Some cartographic objects would be more difficult than others to discern in the extraction process, depending on the stability of colour and texture in the region of interest. For example, the method at hand would detect only the roof part of a building, which has a homogenous area characteristic of the seed pixel. If one is interested only in detection of a specific object (i.e. target detection); in this case, the B vector could optimize the search for this type of object.
There could be some risk of facing heavy computational demands due to the recursive nature of the method; however, this turned out not to be true, and the developed algorithm worked properly in this capacity. It took only a few seconds (on a one gigahertz Pentium PC with a 500 M RAM) to obtain the regions in the images shown in
Figures 5 and
6. The stack capacity needed only to be augmented for the case of recognition in large regions.

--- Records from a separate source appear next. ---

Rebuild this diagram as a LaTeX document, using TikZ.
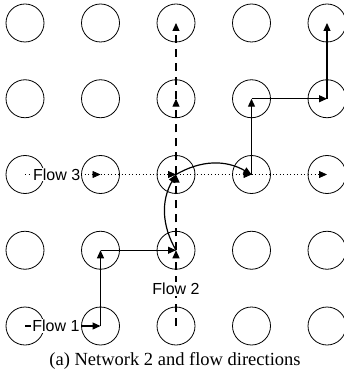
\documentclass[tikz,border=0pt]{standalone}
\usepackage{fontspec}
\setmainfont{Liberation Serif}
\newfontfamily\labfont{Liberation Sans}
\usetikzlibrary{arrows.meta}
\begin{document}
\begin{tikzpicture}[x=1pt,y=-1pt,
  nd/.style={circle,draw,line width=0.8pt,minimum size=38pt,inner sep=0pt},
  tipstyle/.style={-{Triangle[length=8pt,width=7pt]}},
  fl/.style={tipstyle,line width=1.2pt},
  dsh/.style={tipstyle,line width=1.1pt,dash pattern=on 8pt off 6pt},
  dotl/.style={tipstyle,line width=0.8pt,dash pattern=on 1pt off 2.5pt},
  lbl/.style={fill=white,inner sep=1pt,font=\labfont\fontsize{16}{18}\selectfont},
  captext/.style={font=\fontsize{18.5}{20}\selectfont,inner sep=0pt}]
\useasboundingbox (0,0) rectangle (344,379);
\foreach \r/\y in {1/23,2/98.75,3/174.5,4/250.25,5/326}
 \foreach \c/\x in {1/25,2/100.5,3/176,4/251.5,5/327}
  \node[nd] (n\r\c) at (\x,\y) {};
% Flow 3 (dotted)
\draw[dotl] (n31.center) -- node[lbl,pos=0.42] {Flow 3} (n32.center);
\draw[dotl] (n32.center) -- (n33.center);
\draw[dotl] (n33.center) -- (n34.center);
\draw[dotl] (n34.center) -- (n35.center);
% Flow 2 (dashed)
\draw[dsh] (n53.center) -- node[lbl,pos=0.49] {Flow 2} (n43.center);
\draw[dsh] (n43.center) -- (n33.center);
\draw[dsh] (n33.center) -- (n23.center);
\draw[dsh] (n23.center) -- (n13.center);
% Flow 1 (solid)
\draw[fl] (n51.center) -- node[lbl,pos=0.41] {Flow 1} (n52.center);
\draw[fl] (n52.center) -- (n42.center);
\draw[fl] (n42.center) -- (n43.center);
\draw[fl] (n43.center) to[bend left=30] (n33.center);
\draw[fl] (n33.center) to[bend left=30] (n34.center);
\draw[fl] (n34.center) -- (n24.center);
\draw[fl] (n24.center) -- (n25.center);
\draw[fl] (n25.center) -- (n15.center);
% caption
\node[captext] (caption) at (175,361) {(a) Network 2 and flow directions};
\end{tikzpicture}
\end{document}
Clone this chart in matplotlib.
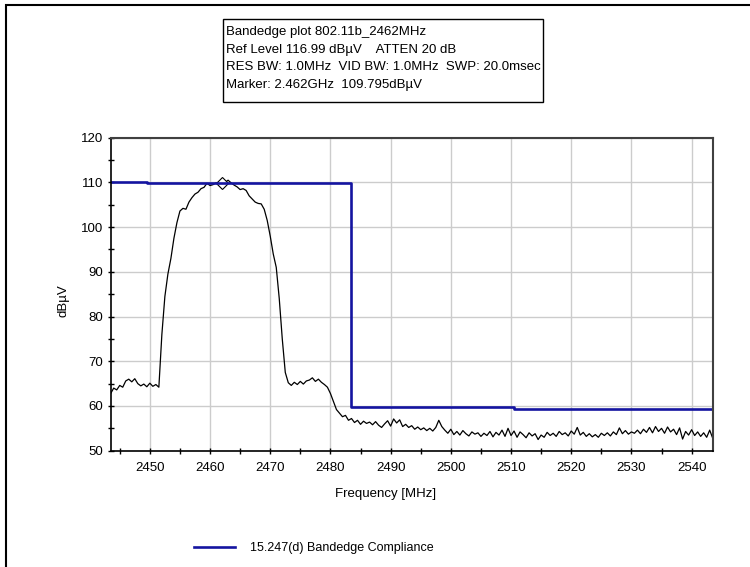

7. Conclusions and future work
A new technique for extracting cartographic features from aerial and spatial images has been presented. The ToE has been shown to be an efficient method to fuse information coming from grey level and texture, in order to discriminate whether a pixel is inside or outside a specific region. Several results from real images support the technique. A manual click in an interior point of a region segments the region presented as a binary image. Algorithms for cartographic feature extraction present one important problem; namely, the parameters to be chosen and how to perform its tuning. In our case, the parameters have been the number of thresholds; the sizes of the window, distance and number of directions in the co-occurrence matrices; the choice of co-occurrence matrix features, and finally, the choice of features to form the vector B in Section 4, makes the algorithm an “ad hoc” method; however, experiment have shown that the only one relevant to the final segmentation is the choice of vector B.
Future work will attempt to quantitatively evaluate the performance of the proposed algorithm. One or more references or “ground truth” data sets will be needed (containing the “true” segmentation of the aerial/satellite scenes) so that the performance of the proposed and competing methods can be evaluated. Even though the others are difficult to compare, since they use different kinds of source information, for example LIDAR and multispectral [
16], while in our work, we have used only grey level form a colour band component and texture. The algorithm presented here calculates only a region around a seed pixel chosen by hand. It would be interesting to develop the method so that it can segment an image in its entirety and automatically choose the seed points.
This algorithm could be used in today's interactive environments for cartographic feature extraction, although more work should be performed, focussing on the post-processing steps to improve the usefulness of the algorithm's output.